Legally Yours,  Political Law

Bangalisan v. CA

Bangalisan v. CA

G.R. No. 124678 | July 31, 1997


Petitioners, were among the 800 public school teachers who staged “mass actions” on September 17 to 19, 1990 to dramatize their grievances against the alleged failure of the government to implement measures intended for their material benefit. The Education Secretary (DECS) issued a Return-to-Work Order but the petitioners failed to comply. Hence they were charged by the Secretary with several administrative cases such as grave misconduct and gross neglect of duties, etc. leading to their dismissal from service.

Acting on the motions for reconsideration filed by petitioners the Secretary subsequently modified the penalty of dismissal to suspension for nine months without pay.
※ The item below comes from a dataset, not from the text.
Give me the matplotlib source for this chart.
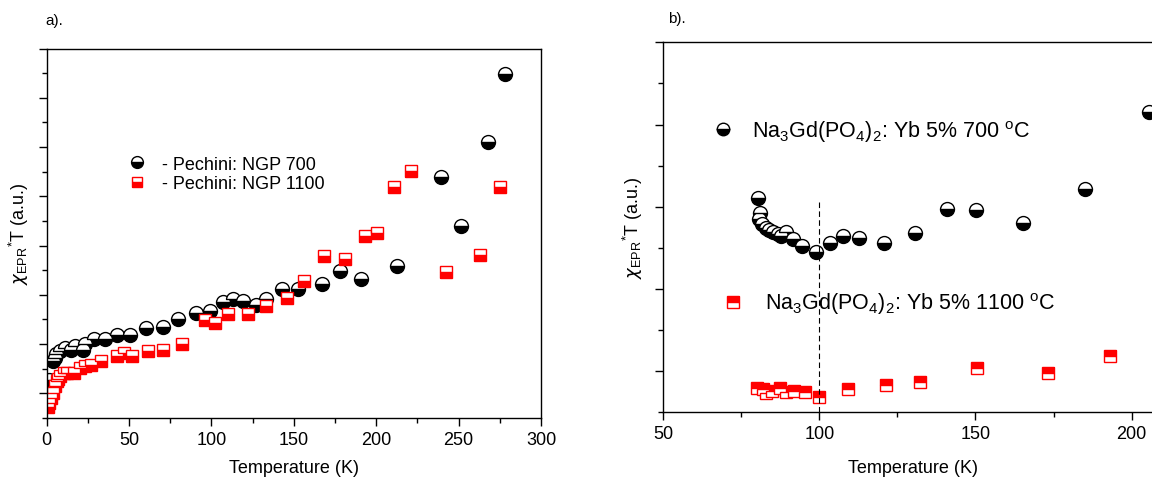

Still unsatisfied with the modification, they filed an appeal in the CSC and Court of Appeals but both court ruled dismiss the case. Petitioners main contention is that they were not on strike but were merely exercising their constitutional right peaceably to assemble and petition the government for redress of grievances.  


Whether or not the mass action launched by the public school teachers was a strike


The Supreme Court ruled that the mass action launched by the public school teachers was a strike. The fact that the conventional term “strike” was not used by the striking employees to describe their common course of action is inconsequential, since the substance of the situation, and not its appearance, will be deemed to be controlling.

As a general rule, public employees are denied the right to strike or engage in work stoppage against a public employer. The right of the sovereign to prohibit strikes or work stoppages public employees was clearly recognized at common law. To grant employees of the public sector the right to strike there must be a clear and direct legislative authority therefor.

Further, herein petitioners, are being penalized not because they exercised their right of peaceable assembly and petition for redress of grievances but because of their successive unauthorized and unilateral absences which produced adverse effects upon their students for whose education they are responsible.  The actuations of petitioners definitely constituted conduct prejudicial to the best interest of the service, punishable under the Civil Service law, rules and regulations.

Moreover, the general proposition is that a public official is not entitled to any compensation if he has not rendered any service.  As he works, he shall earn.  Since petitioners did not work during the period for which they are now claiming salaries, there can be no legal or equitable basis to order the payment of such salaries. Thus, the ruling of the CA is affirmed.